2026 is not shaping up to be a particular good year for the smartphone, with estimates that shipments could fall this year. We’ve seen this predicted by research firms like IDC and Counterpoint. Now, those claims are being backed up by Omdia, who have offered similar predictions of their own.
Smartphone shipments to fall by 7% in 2026
According to the latest figures by Omdia, the company is predicting that smartphone shipments could fall by as much as 7% in 2026. And the reason? If you guessed memory constraints, you would be right on the money.
Based on Omdia’s research, memory now accounts for a “significantly larger” share of a smartphone’s cost. This means that as memory shortages take place, prices will go up, and companies might be less inclined to buy more components and build more phones. It is possible that companies could still build more devices, but then those costs could be passed onto the customers.
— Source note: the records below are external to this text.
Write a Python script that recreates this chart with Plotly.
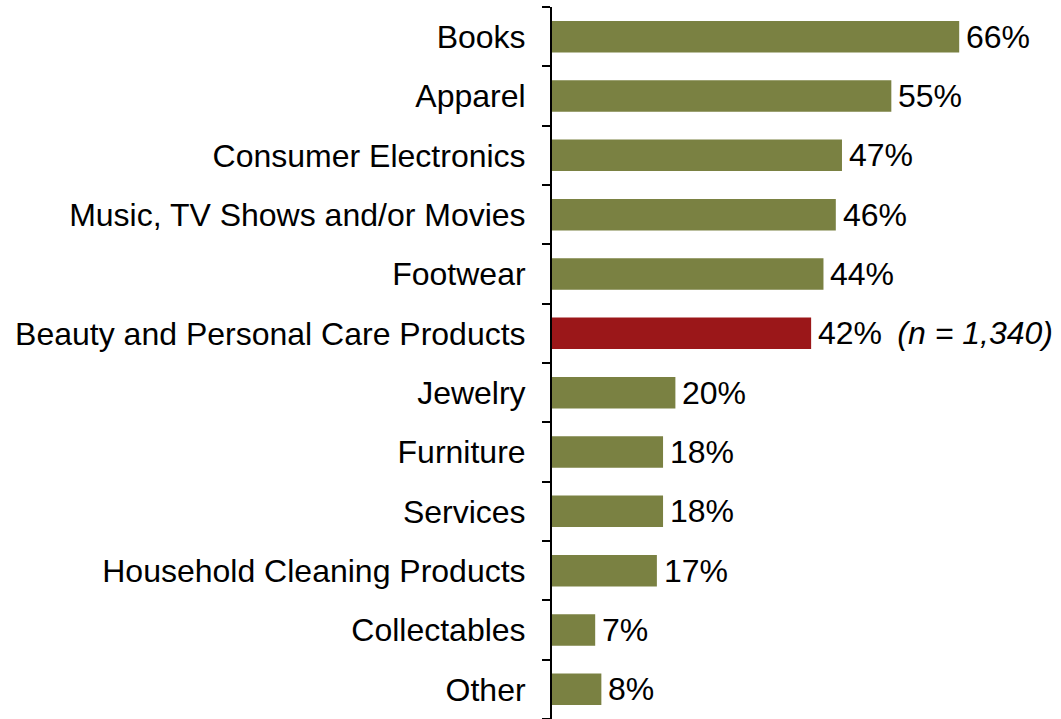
import plotly.graph_objects as go

categories = [
    "Books", "Apparel", "Consumer Electronics", "Music, TV Shows and/or Movies",
    "Footwear", "Beauty and Personal Care Products", "Jewelry", "Furniture",
    "Services", "Household Cleaning Products", "Collectables", "Other",
]
values = [66, 55, 47, 46, 44, 42, 20, 18, 18, 17, 7, 8]
highlight = "Beauty and Personal Care Products"
sample_note = "(n = 1,340)"

GREEN = "#7A8142"
RED = "#9B1719"
FONT = "Liberation Sans, Arial"
SIZE = 32

colors = [RED if c == highlight else GREEN for c in categories]
labels = [
    f"{v}% \u2009<i>{sample_note}</i>" if c == highlight else f"{v}%"
    for c, v in zip(categories, values)
]

fig = go.Figure(
    go.Bar(
        x=values,
        y=categories,
        orientation="h",
        marker=dict(color=colors, line=dict(width=0)),
        width=0.53,
        hoverinfo="x+y",
    )
)

# value labels just past the end of each bar
for c, v, t in zip(categories, values, labels):
    fig.add_annotation(
        x=v, y=c, text=t, showarrow=False,
        xanchor="left", yanchor="middle", xshift=5,
        font=dict(family=FONT, size=SIZE, color="#000000"),
    )

fig.update_layout(
    width=1061,
    height=719,
    margin=dict(l=552, r=0, t=7, b=0),
    paper_bgcolor="white",
    plot_bgcolor="white",
    showlegend=False,
    font=dict(family=FONT, size=SIZE, color="#000000"),
)
fig.update_xaxes(range=[0, 82.5], visible=False)
fig.update_yaxes(
    categoryorder="array",
    categoryarray=categories[::-1],
    showline=True,
    linecolor="#000000",
    linewidth=2,
    ticks="outside",
    tickson="boundaries",
    ticklen=8,
    tickwidth=2,
    tickcolor="#000000",
    ticklabelstandoff=18,
    showgrid=False,
    tickfont=dict(family=FONT, size=SIZE, color="#000000"),
)

fig.write_html("out.html")
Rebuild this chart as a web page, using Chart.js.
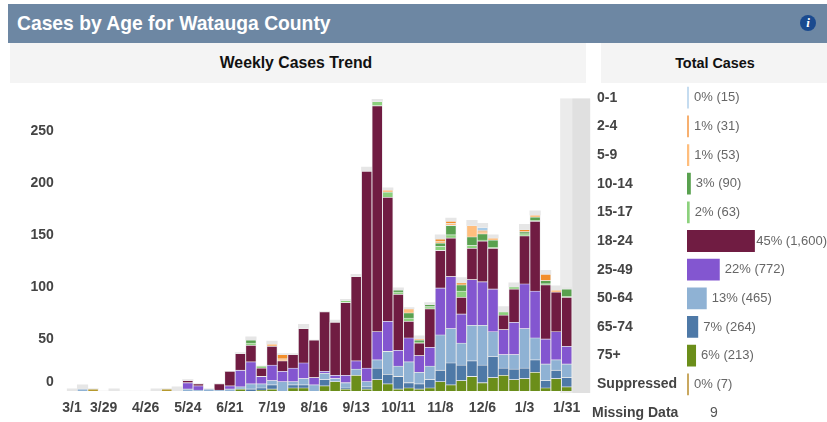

This drop of 7% is a sharp contrast to the previous years, where shipments grew by 7% and 2% in 2024 and 2025 respectively. Omdia also claims that geopolitical pressures could contribute to the decline. “At the same time, escalating geopolitical tensions in the Middle East could amplify macroeconomic volatility including higher energy prices, freight costs, and foreign-exchange instability, further weakening consumer upgrades in price-sensitive markets.”
In the meantime, we’re hearing reports that companies like Apple are expected to absorb the price. The company is hoping that by not increasing its prices, it will get more customers to buy its phones. It makes sense. Apple makes a lot of money from services and app commissions. Locking customers into its ecosystem will be more financially advantageous in the long run, versus chasing short-term profit.
The memory crisis
In case you haven’t been following the news, there’s a memory shortage affecting the global markets. This is due to the rise of AI. As more people want more AI, companies are forced to build new and larger data centers. These data centers need a lot of servers, and these servers also need a lot of RAM.
So much so that memory makers are shifting their priorities. Now, these companies are focusing on product HBM designed for data centers. This doesn’t mean they will no longer produce consumer-facing memory, but it will be on a reduced scale. As a result, there will be less memory to go around, and as the law of supply and demand dictates, when demand exceeds supply, expect prices to go up.